Repeat each line of the material below exactly as it appears, minus any pictures.

# Given material
# # # #

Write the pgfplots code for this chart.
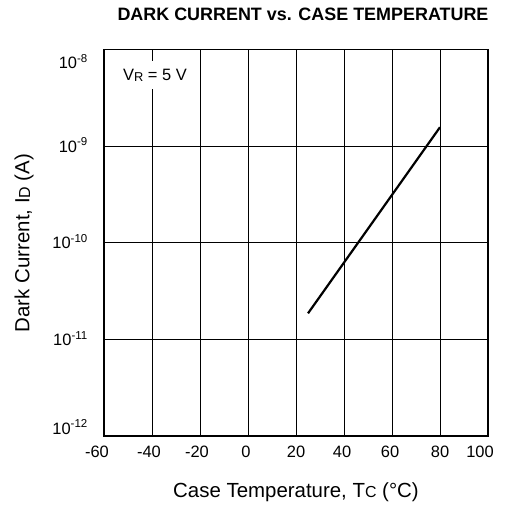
\documentclass[border=0pt]{standalone}
\usepackage{fontspec}
\setmainfont{Liberation Sans}
\usepackage{pgfplots}
\pgfplotsset{compat=1.18}
\newcommand{\subs}[1]{\raisebox{-0.9bp}{\fontsize{0.78\fontdimen6\font}{13}\selectfont #1}}
\newcommand{\yl}[2]{\raisebox{#1}[0pt][0pt]{10\textsuperscript{#2}}}
\newcommand{\xl}[2]{\makebox[0pt]{\hspace*{#1}#2}}
\begin{document}
\begin{tikzpicture}[x=1bp,y=1bp]
\useasboundingbox (-104,-72) rectangle (423,436);
\begin{axis}[
  at={(0,0)}, anchor=south west,
  scale only axis, width=384bp, height=386.5bp,
  xmin=-60, xmax=100, ymode=log, ymin=1e-12, ymax=1e-8,
  xtick={-60,-40,-20,0,20,40,60,80,100},
  xticklabels={\xl{-14bp}{-60},\xl{-6bp}{-40},\xl{-6bp}{-20},\xl{-4bp}{0},\xl{0bp}{20},\xl{-4bp}{40},\xl{-4bp}{60},\xl{0bp}{80},\xl{-16bp}{100}},
  ytick={1e-12,1e-11,1e-10,1e-9,1e-8},
  yticklabels={\yl{2bp}{-12},\yl{-5.9bp}{-11},\yl{-5.9bp}{-10},\yl{-5.9bp}{-9},\yl{-19.4bp}{-8}},
  yminorticks=false,
  grid=major, major grid style={black, line width=0.9bp},
  axis line style={line width=1.3bp},
  major tick length=0pt,
  tick label style={font=\fontsize{16.5}{18}\selectfont},
  xticklabel style={anchor=north, inner sep=0pt, yshift=-10bp},
  yticklabel style={anchor=east, inner sep=0pt, xshift=-16bp},
  /pgf/number format/assume math mode=true,
  clip=false,
]
\addplot[black, line width=2.2bp] coordinates {(25,1.86e-11) (80,1.57e-9)};
\end{axis}
\node[fill=white, inner xsep=2bp, minimum height=28bp] at (51,361) {\fontsize{16.5}{18}\selectfont V\subs{R} = 5 V};
\node[anchor=base] at (199,415) {\fontsize{18}{20}\selectfont\bfseries DARK CURRENT vs. CASE TEMPERATURE};
\node[anchor=base] at (192,-61) {\fontsize{20.5}{23}\selectfont Case Temperature, T\subs{C} (\textdegree C)};
\node[rotate=90] at (-80,193) {\fontsize{20.5}{23}\selectfont Dark Current, I\subs{D} (A)};
\end{tikzpicture}
\end{document}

# # # #

# Response to the task
Write the pgfplots code for this chart.
\documentclass[border=0pt]{standalone}
\usepackage{fontspec}
\setmainfont{Liberation Sans}
\usepackage{pgfplots}
\pgfplotsset{compat=1.18}
\newcommand{\subs}[1]{\raisebox{-0.9bp}{\fontsize{0.78\fontdimen6\font}{13}\selectfont #1}}
\newcommand{\yl}[2]{\raisebox{#1}[0pt][0pt]{10\textsuperscript{#2}}}
\newcommand{\xl}[2]{\makebox[0pt]{\hspace*{#1}#2}}
\begin{document}
\begin{tikzpicture}[x=1bp,y=1bp]
\useasboundingbox (-104,-72) rectangle (423,436);
\begin{axis}[
  at={(0,0)}, anchor=south west,
  scale only axis, width=384bp, height=386.5bp,
  xmin=-60, xmax=100, ymode=log, ymin=1e-12, ymax=1e-8,
  xtick={-60,-40,-20,0,20,40,60,80,100},
  xticklabels={\xl{-14bp}{-60},\xl{-6bp}{-40},\xl{-6bp}{-20},\xl{-4bp}{0},\xl{0bp}{20},\xl{-4bp}{40},\xl{-4bp}{60},\xl{0bp}{80},\xl{-16bp}{100}},
  ytick={1e-12,1e-11,1e-10,1e-9,1e-8},
  yticklabels={\yl{2bp}{-12},\yl{-5.9bp}{-11},\yl{-5.9bp}{-10},\yl{-5.9bp}{-9},\yl{-19.4bp}{-8}},
  yminorticks=false,
  grid=major, major grid style={black, line width=0.9bp},
  axis line style={line width=1.3bp},
  major tick length=0pt,
  tick label style={font=\fontsize{16.5}{18}\selectfont},
  xticklabel style={anchor=north, inner sep=0pt, yshift=-10bp},
  yticklabel style={anchor=east, inner sep=0pt, xshift=-16bp},
  /pgf/number format/assume math mode=true,
  clip=false,
]
\addplot[black, line width=2.2bp] coordinates {(25,1.86e-11) (80,1.57e-9)};
\end{axis}
\node[fill=white, inner xsep=2bp, minimum height=28bp] at (51,361) {\fontsize{16.5}{18}\selectfont V\subs{R} = 5 V};
\node[anchor=base] at (199,415) {\fontsize{18}{20}\selectfont\bfseries DARK CURRENT vs. CASE TEMPERATURE};
\node[anchor=base] at (192,-61) {\fontsize{20.5}{23}\selectfont Case Temperature, T\subs{C} (\textdegree C)};
\node[rotate=90] at (-80,193) {\fontsize{20.5}{23}\selectfont Dark Current, I\subs{D} (A)};
\end{tikzpicture}
\end{document}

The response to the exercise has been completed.